Fig. A: Exploded View
Detail 1: Underside of Tabletop
This story originally appeared in American Woodworker June 2000, issue #80.
Click on any of the images to view a larger version
1. Cut dadoes in the four boards that will form the top and bottom “x” on the pedestal. Cut the dadoes all at once, making them half the thickness of your boards so a lap joint is formed. Cut the dado a little undersized in width, then sneak up on the final width, using a scrap of the lumber to test the fit. It should be a snug, sliding fit.
We forgot to clamp a piece of scrap at the end of the boards we cut, and this is what happened—“blow out.” Luckily, we were able to hide the damage. The moral: clamp a piece of scrap wood at the end of the cut as a backer board.

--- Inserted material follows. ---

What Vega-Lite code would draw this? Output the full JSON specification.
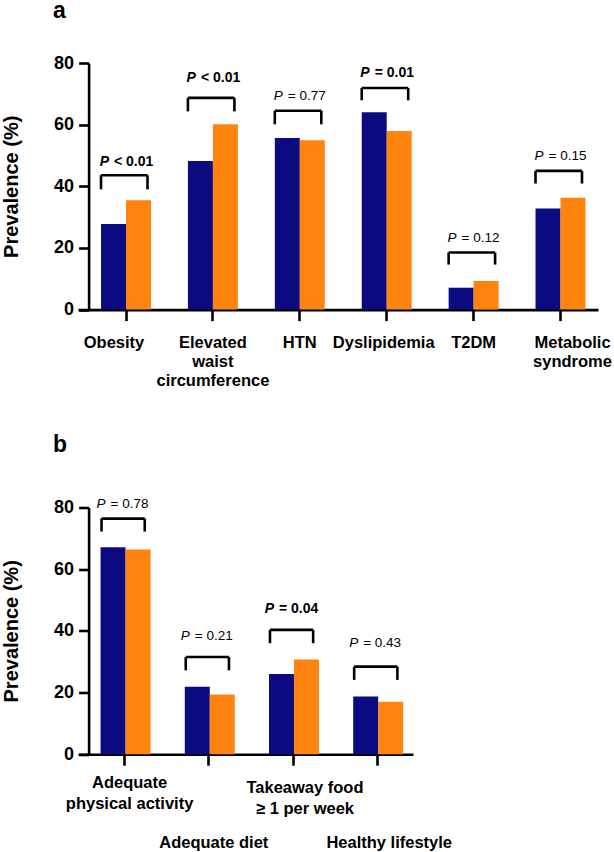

2. Cut bevels on the ends of the four boards. Be sure the bevels are on the same side as the dado on two of the boards, and on the opposite side from the dado on the other two. When the two “x”s are assembled, all the bevels should face up. Drill the 1" counterbore holes in these parts on the non-beveled sides. Then drill the 5/16" holes.
3. Drill a hole through the center of each pedestal leg, using a 12" “ship auger” bit. Drill in halfway from each end, using a guide block to help the bit go in straight. I know it seems impossible that these two holes will meet, but the special design of the drill bit prevents it from wandering. It works, even when you’re drilling by eye.
4. Assemble the base on blocks so you can hold the nuts on the bottom. Tighten the nuts from both ends. Fill the 1" holes on the top with brown caulk so water can’t collect in the hole. Glue and screw the small feet on the ends of the base.
Tip: For outdoor furniture it’s important to finish the pieces before assembly. That way the finish penetrates all surfaces, especially the end grain. The only exception is areas that will be glued.
5. Clamp the top boards in a simple jig, bottom side up, with 1/8" spacers between the boards. A line drawn on the middle of each board beforehand makes them easier to align.
6. Draw a circle using thin wire or chain and a nail in the middle of the center board. Take the boards out of the jig, cut out the arcs with a bandsaw or jigsaw and sand the ends. Put finish on the top boards and reassemble the top, including the spacers, on the clamping jig. You’ll need to reattach the end block of the jig, because the top is now smaller.
7. Attach the base to the top. Set the upside-down pedestal assembly onto the top boards and screw it down. Cut the cleat boards (J and K) and screw them down as well. Flip the table over, remove the spacers and you’re done.